Lester: Veteran diplomat was inspired by suburban iconoclast mom
Long before he filled his passport with stamps from other countries or dreamed of zooming through a special customs line, Jonathan Moore watched his mother Betty Ann Moore blaze trails around the suburbs as a former Lake County Democratic chairman and Liberty Township supervisor.
"Because of her work, I got very interested in public service as a teenager," Moore said. "I decided I wanted to work for the State Department."
Moore, an ambassador who heads the Organization for Security and Cooperation in Europe mission in Bosnia and Herzegovina, reflected on his 27 years as a diplomat with me this week while he was home visiting his parents in Libertyville before heading to meetings in Washington, D.C., and then back to Bosnia.
A bit of his dizzying resume: Since 1990, Moore has worked at U.S. embassies in Yugoslavia and Lithuania and as deputy chief of mission at American embassies in Namibia and Belarus. He also was deputy director for Russian affairs at the State Department.
He speaks eight languages: Bosnian, Croatian, Serbian, Danish, German, Lithuanian and Russian, in addition to English.
"You have to love travel to do this," Moore laughed.
'Midwestern sensibilities' abroad
These days, he's in charge of 320 people who oversee the peace process following the 1992-1995 Bosnian War, which includes ensuring judges and prosecutors are fighting corruption and prosecuting war crimes, preventing segregation at schools, promoting free media, countering violent extremism and advocating for human rights.
"It's a very special feeling and a very special opportunity to get to share your perspectives and your knowledge," he says. "I was raised with Midwestern sensibilities and I'm glad when I can apply them around the world."
It all comes at a time when U.S.-Russia relations and the Middle East are in flux.
"Because of world events, terrorist attacks in Turkey and all of the things going on, a heightened level of interest in what's going on in the U.S. ... the world is going through some pretty intense changes," Moore says.
COD gets a Warhol
The College of DuPage has received one of pop artist Andy Warhol's final works as a gift from Helge and Dolores Frank of Downers Grove. "Vesuvius," a color screen print, was finished in 1985 and is estimated to be valued at $35,000. The couple also donated "La Reine des Ephémères," a color etching and aquatint by Spanish painter and sculptor Joan Miro, valued at $28,000, and "Imola Three II," a color woodcut by American minimalist painter Frank Stella.
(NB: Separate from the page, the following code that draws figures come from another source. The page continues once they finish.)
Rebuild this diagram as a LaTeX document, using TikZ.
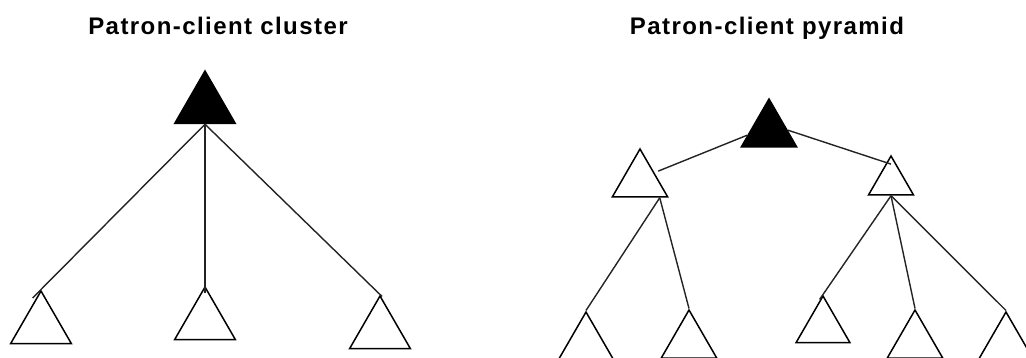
\documentclass[tikz,border=0pt]{standalone}
\usepackage{fontspec}
\setmainfont{Liberation Sans}
\newfontfamily\titlefont[LetterSpace=6]{Liberation Sans}
\usepackage{tikz}
\usetikzlibrary{shapes.geometric,calc,positioning}
\definecolor{cLine}{RGB}{35,35,35}
\tikzset{
  basetri/.style={regular polygon,regular polygon sides=3,draw=black,
                  line width=1.5pt,inner sep=0pt,minimum size=64pt},
  patronnode/.style={basetri,fill=black},
  clientnode/.style={basetri},
  link/.style={draw=cLine,line width=1.4pt},
  titlenode/.style={font=\titlefont\fontsize{24}{28}\selectfont\bfseries,
                    anchor=base}
}

\begin{document}
\begin{tikzpicture}[x=1pt,y=-1pt]
  \clip (0,0) rectangle (1026,358);
  % titles
  \node[titlenode] (tcluster) at (218,35) {Patron-client cluster};
  \node[titlenode] (tpyramid) at (767,35) {Patron-client pyramid};

  % cluster
  \node[patronnode,minimum size=70pt] (boss) at (205,106) {};
  \node[clientnode,minimum size=70pt] (c1) at (41,326) {};
  \node[clientnode,minimum size=70pt] (c2) at (205,322) {};
  \node[clientnode,minimum size=70pt] (c3) at (380,331) {};
  \draw[link,shorten >=-12pt] (boss.side 2) -- (c1.corner 1);
  \draw[link,shorten >=-8pt] (boss.side 2) -- (c2.corner 1);
  \draw[link,shorten >=-3pt] (boss.side 2) -- (c3.corner 1);

  % pyramid
  \node[patronnode] (boss2) at (769,131) {};
  \node[clientnode] (lmid) at (640,181) {};
  \node[clientnode,minimum size=52pt] (rmid) at (891,182) {};
  \node[clientnode] (b1) at (586,344) {};
  \node[clientnode] (b2) at (689,342) {};
  \node[clientnode,minimum size=62pt] (b3) at (823,327) {};
  \node[clientnode] (b4) at (915,342) {};
  \node[clientnode] (b5) at (1006,344) {};
  \coordinate (lfoot) at ($(lmid.corner 2)!0.84!(lmid.corner 3)$);
  \coordinate (rtip) at ($(rmid.corner 1)!0.35!(rmid.center)$);
  \draw[link,shorten >=4pt] ($(boss2.corner 1)!0.75!(boss2.corner 2)$) -- (lmid.side 3);
  \draw[link] ($(boss2.corner 1)!0.65!(boss2.corner 3)$) -- (rtip);
  \draw[link] (lfoot) -- (b1.corner 1);
  \draw[link] (lfoot) -- (b2.corner 1);
  \draw[link,shorten >=-6pt] (rmid.side 2) -- (b3.corner 1);
  \draw[link] (rmid.side 2) -- (b4.corner 1);
  \draw[link] (rmid.side 2) -- (b5.corner 1);
\end{tikzpicture}
\end{document}
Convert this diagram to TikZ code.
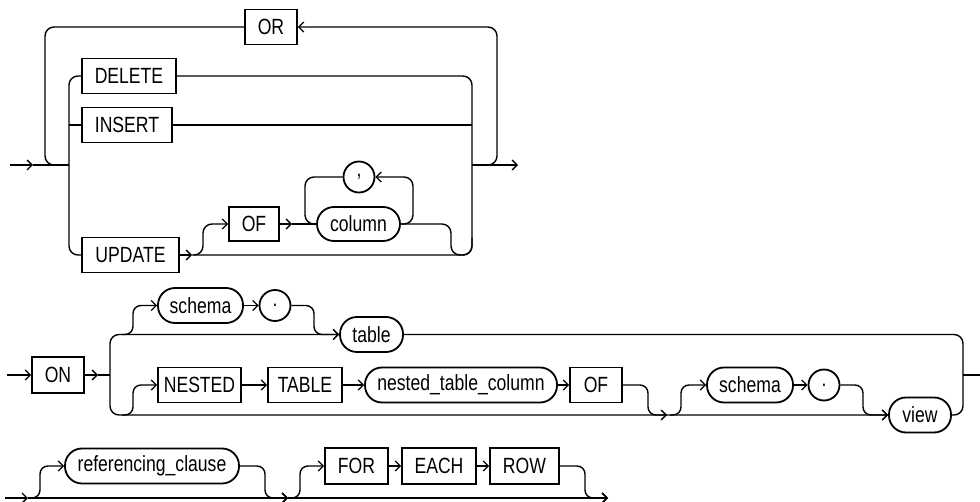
\documentclass[tikz,border=0pt]{standalone}
\usepackage{fontspec}
\setmainfont{Liberation Sans}[FakeStretch=0.8]
\usetikzlibrary{arrows.meta}
\begin{document}
\begin{tikzpicture}[x=1pt,y=-1pt,
  line width=1.4pt,
  every node/.style={font=\fontsize{22}{25}\selectfont},
  kw/.style={draw, line width=1.8pt, minimum height=35pt, inner sep=0pt, anchor=center},
  pill/.style={kw, rounded corners=17pt},
  dotc/.style={draw, line width=1.8pt, circle, minimum size=31pt, inner sep=0pt},
  arr/.style={-{Straight Barb[length=5pt,width=10pt,line width=1.3pt]}},
  rc/.style={rounded corners=9pt}]
\useasboundingbox (0,0) rectangle (980,502);

% ---------------- Row 1 ----------------
\node[kw, minimum width=52pt] (OR) at (271,27) {OR};
\node[kw, minimum width=94pt] (DEL) at (129,76) {DELETE};
\node[kw, minimum width=90pt] (INS) at (127,125) {INSERT};
\node[kw, minimum width=97pt] (UPD) at (130.5,255) {UPDATE};
\node[kw, minimum width=50pt, minimum height=34pt] (OF) at (254,224) {OF};
\node[pill, minimum width=83pt, minimum height=34pt] (col) at (358.5,224) {column};
\node[dotc] (comma) at (359,177) {,};

\coordinate (in1) at (10,165);
\coordinate (a1) at (33,165);
\coordinate (jl) at (69,165);
\coordinate (jr) at (472,165);
\coordinate (out1) at (518,165);
\coordinate (ua) at (192,255);

\draw[arr] (in1) -- (a1);
\draw (a1) -- (jl);
% outer OR loop
\draw[rc] (OR.west) -| (45,165) -- (60,165);
\draw[arr,rc] (487,165) -| (497,27) -- (OR.east);
% inner left
\draw[rc] (DEL.west) -| (69,255) -- (UPD.west);
\draw (INS.west) -- (69,125);
% inner right
\draw[rc] (DEL.east) -| (472,255) -- (ua);
\draw (INS.east) -- (472,125);
\draw[arr] (jr) -- (out1);
% update part
\draw[arr] (UPD.east) -- (ua);
\draw[arr,rc] (194,255) -| (203,224) -- (OF.west);
\draw[arr] (OF.east) -- (292,224);
\draw (292,224) -- (col.west);
\draw[rc] (col.west) -| (305,177) -- (comma.west);
\draw[arr,rc] (col.east) -| (413,177) -- (comma.east);
\draw[rc] (col.east) -| (451,255) -| (472,238);

% ---------------- Row 2 ----------------
\node[kw, minimum width=52pt, minimum height=36pt] (ON) at (58,375) {ON};
\node[pill, minimum width=85pt] (sch) at (200.5,305.5) {schema};
\node[dotc] (dot) at (275,305.5) {.};
\node[pill, minimum width=63pt] (tab) at (371.5,334.5) {table};
\node[kw, minimum width=83pt] (NES) at (199.5,385) {NESTED};
\node[kw, minimum width=74pt] (TAB) at (305,385) {TABLE};
\node[pill, minimum width=192pt] (ntc) at (461,385) {nested\_table\_column};
\node[kw, minimum width=52pt] (OF2) at (596,385) {OF};
\node[pill, minimum width=86pt] (sch2) at (750,385) {schema};
\node[dotc] (dot2) at (824,385) {.};
\node[pill, minimum width=62pt] (view) at (920,415) {view};

\coordinate (in2) at (7,375);
\coordinate (a2) at (98,375);
\coordinate (v2) at (110,375);
\coordinate (out2) at (980,375);

\draw[arr] (in2) -- (ON.west);
\draw[arr] (ON.east) -- (a2);
\draw (a2) -- (v2);
\draw[arr,rc] (v2) |- (tab.west);
\draw[arr,rc] (v2) |- (view.west);
\draw[arr,rounded corners=8pt] (122,334.5) -| (133,305.5) -- (sch.west);
\draw[arr] (sch.east) -- (dot.west);
\draw[arr,rounded corners=8pt] (dot.east) -| (314,334.5) -- (tab.west);
\draw[arr,rounded corners=8pt] (122,415) -| (133,385) -- (NES.west);
\draw[arr] (NES.east) -- (TAB.west);
\draw[arr] (TAB.east) -- (ntc.west);
\draw[arr] (ntc.east) -- (OF2.west);
\draw[arr,rounded corners=8pt] (OF2.east) -| (648,415) -- (667,415);
\draw[arr,rounded corners=8pt] (670,415) -| (681,385) -- (sch2.west);
\draw[arr] (sch2.east) -- (dot2.west);
\draw[arr,rounded corners=8pt] (dot2.east) -| (863,415) -- (view.west);
\draw[rc] (tab.east) -| (963,415) -- (view.east);
\draw (963,375) -- (out2);

% ---------------- Row 3 ----------------
\node[pill, minimum width=174pt] (ref) at (152,466) {referencing\_clause};
\node[kw, minimum width=63pt, minimum height=36pt] (FOR) at (356.5,466) {FOR};
\node[kw, minimum width=74pt, minimum height=36pt] (EACH) at (439,466) {EACH};
\node[kw, minimum width=69pt, minimum height=36pt] (ROW) at (524.5,466) {ROW};

\coordinate (in3) at (5,498);
\coordinate (a3) at (28,498);
\coordinate (b3) at (288,498);
\coordinate (out3) at (608,498);

\draw[arr] (in3) -- (a3);
\draw[arr] (a3) -- (b3);
\draw[arr] (b3) -- (out3);
\draw[arr,rounded corners=8pt] (30,498) -| (40,466) -- (ref.west);
\draw[arr,rounded corners=8pt] (ref.east) -| (265,498) -- (b3);
\draw[arr,rounded corners=8pt] (290,498) -| (300,466) -- (FOR.west);
\draw[arr] (FOR.east) -- (EACH.west);
\draw[arr] (EACH.east) -- (ROW.west);
\draw[arr,rounded corners=8pt] (ROW.east) -| (585,498) -- (out3);
\end{tikzpicture}
\end{document}
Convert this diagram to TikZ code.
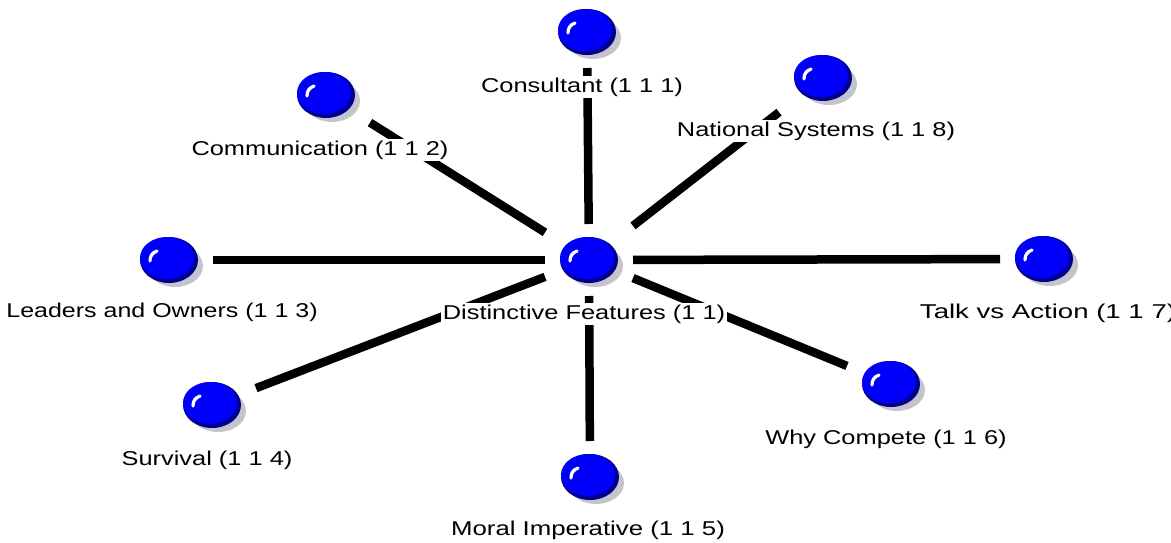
\documentclass[tikz,border=0pt]{standalone}
\usepackage{fontspec}
\setmainfont{Liberation Sans}
\definecolor{ballblue}{RGB}{0,0,250}
\definecolor{balldark}{RGB}{0,0,140}
\definecolor{shadowgray}{RGB}{196,196,204}
\newcommand\lblstretch[2][1.27]{\scalebox{#1}[1]{#2}}
\tikzset{
  glossyball/.pic={
    \fill[shadowgray] (6,6) ellipse [x radius=28, y radius=21];
    \fill[balldark] (0,0) ellipse [x radius=29, y radius=23];
    \fill[ballblue] (-2,-2) ellipse [x radius=27, y radius=21];
    \draw[white, line width=3.2pt, line cap=round] (-19,1) .. controls (-19,-4) and (-17,-7) .. (-12,-9);
  },
  hub/.style={rectangle, minimum width=88pt, minimum height=72pt, inner sep=0pt, outer sep=0pt},
  conn/.style={line width=8.5pt, black},
  lbl/.style={fill=white, inner sep=2pt, font=\fontsize{20}{24}\selectfont, text=black}
}
\begin{document}
\begin{tikzpicture}[x=1pt,y=-1pt]
  \fill[white] (0,0) rectangle (1171,543);
  \useasboundingbox (0,0) rectangle (1171,543);
  % ball anchors
  \node[hub] (F)     at (589,260) {};
  \node[hub] (Cons)  at (587,32)  {};
  \node[hub] (Comm)  at (326,95)  {};
  \node[hub] (Nat)   at (823,78)  {};
  \node[hub] (Lead)  at (169,260) {};
  \node[hub] (Talk)  at (1044,259) {};
  \node[hub] (Surv)  at (212,405) {};
  \node[hub] (Moral) at (590,477) {};
  \node[hub] (Why)   at (891,384) {};
  % connectors
  \draw[conn] (F) -- (Cons);
  \draw[conn] (F) -- (Comm);
  \draw[conn] (F) -- (Nat);
  \draw[conn] (F) -- (Lead);
  \draw[conn] (F) -- (Talk);
  \draw[conn] (F) -- (Surv);
  \draw[conn] (F) -- (Moral);
  \draw[conn] (F) -- (Why);
  % labels
  \node[lbl] (lCons)  at (582,87)  {\lblstretch{Consultant (1 1 1)}};
  \node[lbl] (lComm)  at (320,150) {\lblstretch{Communication (1 1 2)}};
  \node[lbl] (lNat)   at (816,131) {\lblstretch{National Systems (1 1 8)}};
  \node[lbl] (lLead)  at (162,312) {\lblstretch[1.25]{Leaders and Owners (1 1 3)}};
  \node[lbl] (lF)     at (584,314) {\lblstretch{Distinctive Features (1 1)}};
  \node[lbl] (lTalk)  at (1048,313) {\lblstretch[1.38]{Talk vs Action (1 1 7)}};
  \node[lbl] (lSurv)  at (207,460) {\lblstretch{Survival (1 1 4)}};
  \node[lbl] (lMoral) at (588,530) {\lblstretch[1.29]{Moral Imperative (1 1 5)}};
  \node[lbl] (lWhy)   at (886,439) {\lblstretch{Why Compete (1 1 6)}};
  % balls
  \foreach \n in {F,Cons,Comm,Nat,Lead,Talk,Surv,Moral,Why}
    \path (\n.center) pic {glossyball};
\end{tikzpicture}
\end{document}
The works will be maintained as part of the nearly 720 works currently in the College of DuPage permanent collection at the Cleve Carney Art Gallery.
Illinois House leadership
Illinois House GOP Leader Jim Durkin's 2017 leadership team includes several suburban representatives.
State Rep. Patti Bellock of Hinsdale is deputy leader, a role that comes with a $19,760 stipend. State Rep. Michael McAuliffe of Chicago is assistant minority leader, which comes with an $18,066 stipend. Lawmakers make a base salary of $67,836.
House Democrats will make appointments in the coming weeks. Lawmakers head back to Springfield next week for Gov. Bruce Rauner's "state of the State" address.
Illinois Manufacturing Association President Greg Baise gave me a sneak peek of the comments he plans to make at the Choose DuPage meeting Wednesday in Naperville. He'll note that while Illinois lost 1,700 manufacturing jobs in the last seven years, Michigan created 171,300 and Indiana created 83,700. Baise says he plans to take his "Illinois Wake Up Call" talk statewide to try to change Illinois' business climate.
Take a look at a 360-degree campus panorama of Mundelein Seminary, which was completed by Drone Media Chicago. If you click and drag on the Facebook link https://www.facebook.com/groups/42155578070/permalink/10154535213743071/, you'll see the late Cardinal George Mundelein's vision for the campus, which is designed in the shape of a Roman Cross. At the head of the upright of the cross (and on the highest ground) is the Chapel of the Immaculate Conception. The Feehan Memorial Library and Administration Building are on either side, while the foot of the cross is the boathouse and the lake.